12 Books, 12 Months: Month 9 & 10 Round Up

The theme of this round up is rounding UP.  It seems like May and June were good months for getting caught up on reading and posting, though I can’t say I did much of either.  Since April, I’ve been working on Six Degrees: The Science of a Connected Age. I have read other things, but nothing from my list, and that’s a dang shame, especially since I have some F A T books to get through between now and September.

Anj read Clara’s Grand Tour: Travels with a Rhinoceros in Eighteenth-Century Europe, which follows the adventures of the titular rhinoceros around Europe in an age characterized by curiosity. And what could be more curious than a rhinoceros on parade! [review]

Eva got caught up on her previous few books all in one post. She read:

  • January: Gilbert & Sullivan Set Me Free, which she described as “Think Chicago – women’s prison, big crimes, mysterious pasts and an actual musical.”
  • February: An Ensuing Evil and others. The best thing she had to say was that she read it!
  • March: Gluten-free Girl and The Chef, which she found joyful and delicious, though it has yet to become a kitchen staple.
  • April: A Sense of Where You Are – a book about sports! which is basically the last thing I’d imagine from her, though it was by one of her most favorite authors – John McPhee. The book focuses on a young Bill Bradley before fame and the NBA.

Heidi read Snow Falling on Cedars, which she concisely described as “fine”, though the movie was awful.  Short and to the point.  I love it [review].  I also apparently missed her reviews for a few previous months. In November, she read Hand to Mouth: A Chronicle of Early Failure. She wasn’t an Auster fan before, and this book didn’t win her over, despite her attempts to relate on behalf of her “starving artsy fartsy friends” [review]. And then in March, The American Way of Death Revisited – an expose of the sleazy American funeral industry.
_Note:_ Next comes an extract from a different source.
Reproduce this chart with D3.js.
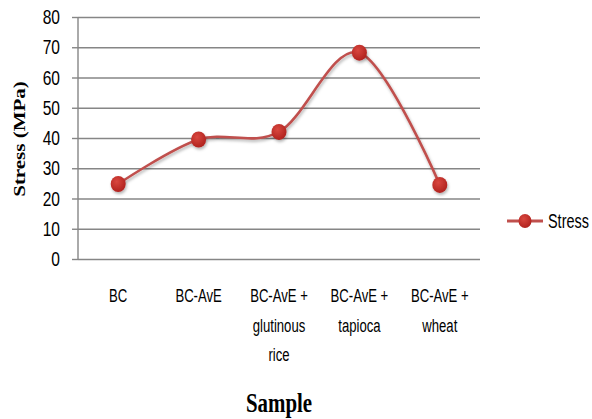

She especially enjoyed the quotes from industry-trade publications, and was curious about how much her edition differed from the original, published in the 1960s [review].

Jill read Dead Until Dark and Murder at Hazelmoor [review].  She speculated that she lacks the genetic material necessary to enjoy vampire novels after reading several “meh” ones – and Dead Until Dark was no exception [review].

Lanea listened to and then read Wild Decembers in May, which she seems to have loved, calling it “heart-breaking and beautiful and true” with gorgeous language describing “rural Ireland and feuding families and the strictures on women.” Irish writers are important to Lanea, and this was a welcome read as a result [review]. In June, while dealing with bad news, she read A Heartbreaking Work of Staggering Genius and then found it difficult to review the book as it skirts things she was also trying to write about: “cancer and caretaking and the responsibilities kids are burdened with before they can handle them” [review].

Mark read The Mill on the Floss in the context of his Victorian Lit class – bonus! He referred to the book as a tragedy, qualifying the statement with: “It may not be epic, nor a study of grand personages, but as a tragedy of the everyday it is superb” [review].

I owe Mike an apology, as I’ve been checking his blog for reviews but missing the ones he’s posted on Goodreads over the last few months. That said, Goodreads tells me that he read but didn’t review Native Speaker, The Other Side of Desire: Four Journeys into the Far Realms of Lust and Longing, and Tropic of Cancer.  Nonetheless, he did review The Rings of Saturn, which was impressive, “sobering and dispiriting as Sebald catalogues centuries of cruelty, warfare, and decay, failed schemes and deferred dreams.”

Vanessa read Maus, and her review reminded me of the things I appreciated about it: honest and frank treatment of the Holocaust and the lasting effects on its survivors – as well as “the hefty amount of emotion the son has enmeshed into the telling of his father’s story.”

Two months to go, guys! Get reading!